Il s'agissait, selon les mots du Général De Gaulle, « d'introduire, au cours des prochaines années, avec méthode et intelligence, de bons éléments d'immigration dans la collectivité française ». Il faut dire qu'en 1945, les économistes estiment à un million et demi les besoins de main-d'œuvre pour reconstruire le pays. La France accueille largement de la main d'œuvre étrangère, notamment venue des pays d'Europe de l'Est fuyant l'occupation soviétique. Parmi eux, un fils de fonctionnaires hongrois dont les propriétés à Alattyán avaient été confisqués. Il s'appelait Nagybócsai Sárközy Pál, et je vous ai parlé de son fils au début de ce billet.

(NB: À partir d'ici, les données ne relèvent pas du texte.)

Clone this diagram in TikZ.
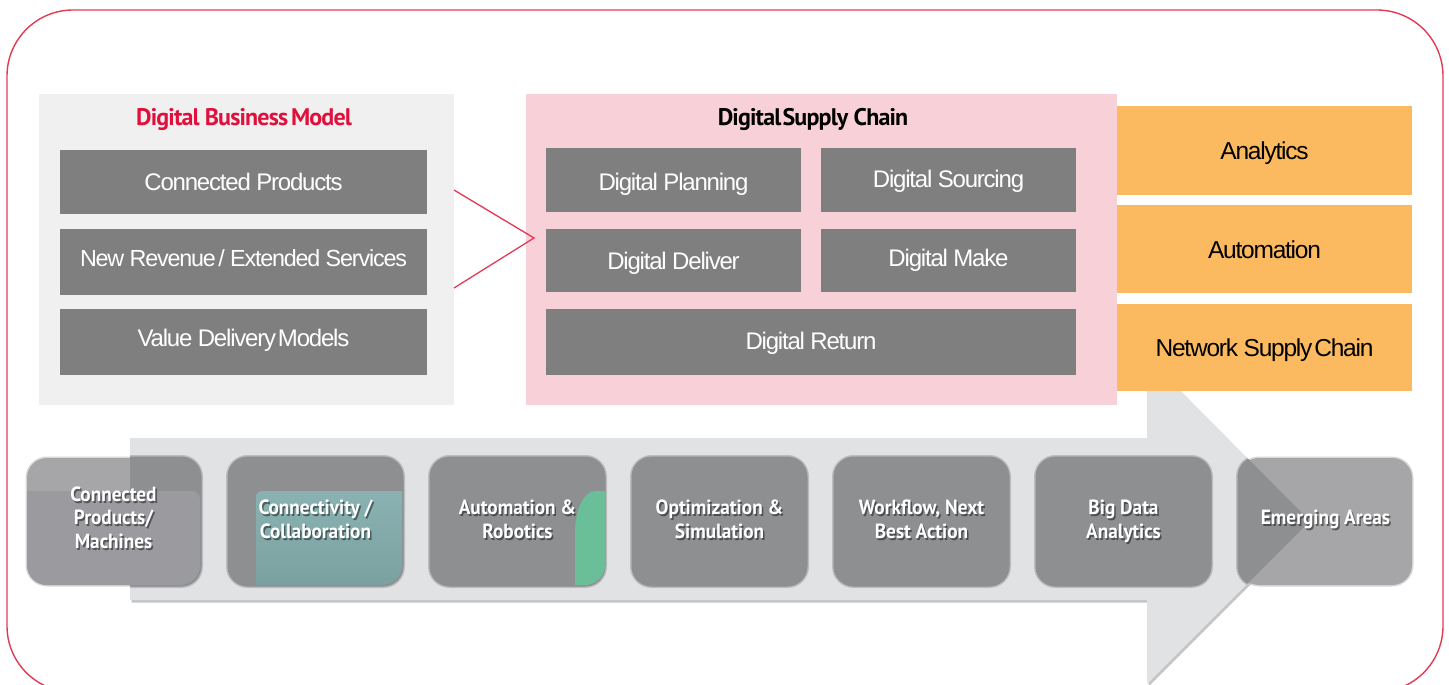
\documentclass[tikz,border=0pt]{standalone}
\usepackage{fontspec}
\setmainfont{Liberation Sans}
\newfontfamily\boxfont{Liberation Sans}[LetterSpace=-5]
\newfontfamily\titlefont{PT Sans}[LetterSpace=-3.5]
\newfontfamily\stepfont{PT Sans}[FakeStretch=0.94]
\newcommand\bxt[2]{\raisebox{-#1pt}[0pt][0pt]{#2}}
\definecolor{framered}{HTML}{E23A55}
\definecolor{titlered}{HTML}{E0103C}
\definecolor{panelgray}{HTML}{F0F0F0}
\definecolor{boxgray}{HTML}{7F7F7F}
\definecolor{panelpink}{HTML}{F8D0D7}
\definecolor{orangebox}{HTML}{FBB960}
\definecolor{arrowgray}{HTML}{E1E2E4}
\definecolor{arrowshade}{HTML}{C4C5C7}
\definecolor{stepout}{HTML}{A6A6A8}
\definecolor{stepin}{HTML}{8E8F91}
\definecolor{steplow}{HTML}{9B9B9F}
\definecolor{tealpanel}{HTML}{85AEAE}
\definecolor{greenpanel}{HTML}{6BBF98}
\tikzset{
  dbox/.style={fill=boxgray, text=white, inner sep=0pt,
    font=\boxfont\fontsize{24}{28}\selectfont},
  obox/.style={fill=orangebox, text=black, inner sep=0pt,
    minimum width=295pt, font=\boxfont\fontsize{24.5}{28}\selectfont},
  paneltitle/.style={font=\titlefont\bfseries\fontsize{24}{28}\selectfont, inner sep=0pt, anchor=base},
  stepbox/.style={fill=stepout, draw=stepout, draw opacity=0.45, line width=3pt,
    rounded corners=20pt, minimum width=173pt, minimum height=127pt, inner sep=0pt},
  steptext/.style={text=white, align=center, inner sep=0pt,
    font=\stepfont\bfseries\fontsize{20.5}{23.5}\selectfont},
  stepshadow/.style={steptext, text=black, text opacity=0.45},
  arrowshape/.style={insert path={(130,438) -- (1147,438) -- (1147,357) -- (1310,521)
    -- (1147,684) -- (1147,600) -- (130,600) -- cycle}},
  redline/.style={draw=framered, line width=1.3pt}
}
\begin{document}
\begin{tikzpicture}[x=1pt,y=-1pt]
\useasboundingbox (0,0) rectangle (1449,685);
% outer frame
\draw[framered, line width=1.4pt, rounded corners=66pt] (7,10) rectangle (1443,692);
% big arrow
\fill[arrowshade, shift={(1.5,2.5)}, arrowshape];
\fill[arrowgray, arrowshape];
% left panel
\fill[panelgray] (39,94) rectangle (454,405);
\node[paneltitle, text=titlered] (dbmtitle) at (244,125) {Digital Business\hspace{-0.1em} Model};
\node[dbox, minimum width=367pt, minimum height=64pt] (cp) at (243.5,182) {\bxt{8}{Connected Products}};
\node[dbox, minimum width=367pt, minimum height=66pt] (nr) at (243.5,262) {\bxt{4}{\fontsize{23.3}{28}\selectfont New Revenue\hspace{-0.12em} / Extended Services}};
\node[dbox, minimum width=367pt, minimum height=66pt] (vd) at (243.5,342) {\bxt{4}{Value Delivery\hspace{-0.15em} Models}};
% pink panel
\fill[panelpink] (526,94) rectangle (1117,405);
\node[paneltitle, text=black] (dsctitle) at (813,125) {Digital\hspace{0.05em}Supply Chain};
\node[dbox, minimum width=255pt, minimum height=64pt] (plan) at (673.5,180) {\bxt{10.7}{Digital Planning}};
\node[dbox, minimum width=255pt, minimum height=64pt] (src) at (948.5,180) {\bxt{7.3}{Digital Sourcing}};
\node[dbox, minimum width=255pt, minimum height=63pt] (del) at (673.5,260.5) {\bxt{8.8}{Digital Deliver}};
\node[dbox, minimum width=255pt, minimum height=63pt] (make) at (948.5,260.5) {\bxt{5.5}{Digital Make}};
\node[dbox, minimum width=530pt, minimum height=66pt] (ret) at (811,342) {\bxt{7.3}{Digital Return}};
% connector
\coordinate (c1) at (454,190);
\coordinate (c2) at (534,238);
\coordinate (c3) at (454,288);
\draw[redline] (c1) -- (c2) -- (c3);
% orange boxes
\node[obox, minimum height=89pt] (ana) at (1264.5,150.5) {\bxt{8.8}{Analytics}};
\node[obox, minimum height=88pt] (aut) at (1264.5,249) {\bxt{9.3}{Automation}};
\node[obox, minimum height=87pt] (nsc) at (1264.5,347.5) {\bxt{8.5}{Network Supply\hspace{-0.15em} Chain}};
% step boxes
\node[stepbox] (b1) at (113.5,521.5) {};
\node[stepbox] (b2) at (315.5,521.5) {};
\node[stepbox] (b3) at (517.5,521.5) {};
\node[stepbox] (b4) at (719.5,521.5) {};
\node[stepbox] (b5) at (921.5,521.5) {};
\node[stepbox] (b6) at (1123.5,521.5) {};
\node[stepbox] (b7) at (1325.5,521.5) {};
\begin{scope}
  \clip[arrowshape];
  \foreach \b in {b1,b2,b3,b4,b5,b6,b7}{
    \draw[fill=stepin, draw=stepin, draw opacity=0.45, line width=3pt, rounded corners=20pt]
      (\b.south west) rectangle (\b.north east);
  }
\end{scope}
% coloured lower panels
\fill[steplow] (27,491) -- (192,491) arc[start angle=-90, end angle=0, radius=8]
  -- (200,565) arc[start angle=0, end angle=90, radius=20]
  -- (47,585) arc[start angle=90, end angle=180, radius=20] -- cycle;
\shade[top color=tealpanel!95!white, bottom color=tealpanel!92!black]
  (256,585) -- (256,497) arc[start angle=180, end angle=270, radius=6]
  -- (402,491) -- (402,565) arc[start angle=0, end angle=90, radius=20] -- cycle;
\fill[greenpanel] (575,585) -- (575,533) arc[start angle=180, end angle=270, x radius=20, y radius=42]
  -- (605,491) -- (605,565) arc[start angle=0, end angle=90, radius=20] -- cycle;
% step texts
\foreach \b/\t/\dy in {b1/{Connected\\Products/\\Machines}/-4,
  b2/{Connectivity /\\Collaboration}/-2,
  b3/{Automation \&\\Robotics}/-2,
  b4/{Optimization \&\\Simulation}/-2,
  b5/{Workflow, Next\\Best Action}/-2,
  b6/{Big Data\\Analytics}/0,
  b7/{Emerging Areas}/-2}{
  \node[stepshadow] (\b s) at ([shift={(1.5,2)}]\b.center) [yshift=-\dy pt] {\t};
  \node[steptext] (\b t) at (\b.center) [yshift=-\dy pt] {\t};
}
\end{tikzpicture}
\end{document}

Malgré la volonté et la nécessité d'ouvrir les portes à l'immigration, ce régime, bien plus simple que l'actuel, va rapidement montrer ses limites, les employeurs préférant recourir à de la main d'œuvre irrégulière et régulariser sa situation après coup. Ce sera le début d'un absurde cycle de régularisations massives - promesse que cette fois c'est fini - durcissement de la législation - régularisation massive. La première aura lieu dès 1948. La dernière à 2006, et la prochaine est en préparation.
Les Trente Glorieuses augmentent les besoins de main d'œuvre et jusque dans les années 60, la France va largement puiser dans les réserves des anciennes colonies et protectorats, où une population, jeune, francophone et connaissant l'administration française est disponible. Parmi eux, un maçon marocain, Mark Dati, arrivera en France en 1963. Sa fille Rachida deviendra magistrat et Garde des Sceaux.
Aujourd'hui, l'obtention d'un titre de séjour par un étranger voulant venir travailler en France est très difficile, et longue (sauf s'il est footballeur professionnel). L'accumulation de barrières administratives a entraîné un accroissement du recours à de la main d'œuvre en situation irrégulière. L'image du patron exploitant sans vergogne des étrangers sous-payés plutôt que des Français trop chers est un pur cliché, version marquée à gauche du cliché marqué à droite de l'étranger volant l'emploi des Français. J'ai reçu assez d'employeurs voulant obtenir la régularisation d'un de leurs employés, qui prenaient en charge mes honoraires, et m'expliquaient leurs années de galère sans trouver celui dont ils avaient besoin jusqu'à ce qu'ils rencontrent celui dont ils demandent la régularisation pour savoir que les deux sont aussi faux l'un que l'autre et révèlent plus les préjugés de celui qui les véhicule.
Mais au fil des alternances, les deux versions de ce cliché ont conduit à ajouter sans cesse des obstacles à la régularisation, même si des signaux existaient déjà révélant l'existence de secteurs “en tension” ne trouvant pas de main d'œuvre. C'est un secret de Polichinelle que la restauration et le bâtiment reposent sur une main d'œuvre en grande partie étrangère sans papier. André Daguin, président de l'Union des Métiers de l'Industrie Hôtelière (UIMH) estime à 50 000 le nombre de ces salariés clandestins dans son secteur. Soit deux fois le nombre d'étrangers qui vont probablement et à grands frais être reconduits à la frontière.
Gouverner, c'est parler clairement, expliquer ses choix. Pas feindre par trois fois de ne pas comprendre la question parce que la réponse contredit trente années de politique à l'égard des étrangers, dont trois lois en quatre ans voulues par l'actuel titulaire de la fonction présidentielle.
J'espère vous avoir armés pour que vous ne vous laissiez plus abuser par de si piètres esquives.
Notes
[1] Rappelons que l'itération est accomplir une deuxième la même action, et que réitérer est le faire une troisième fois.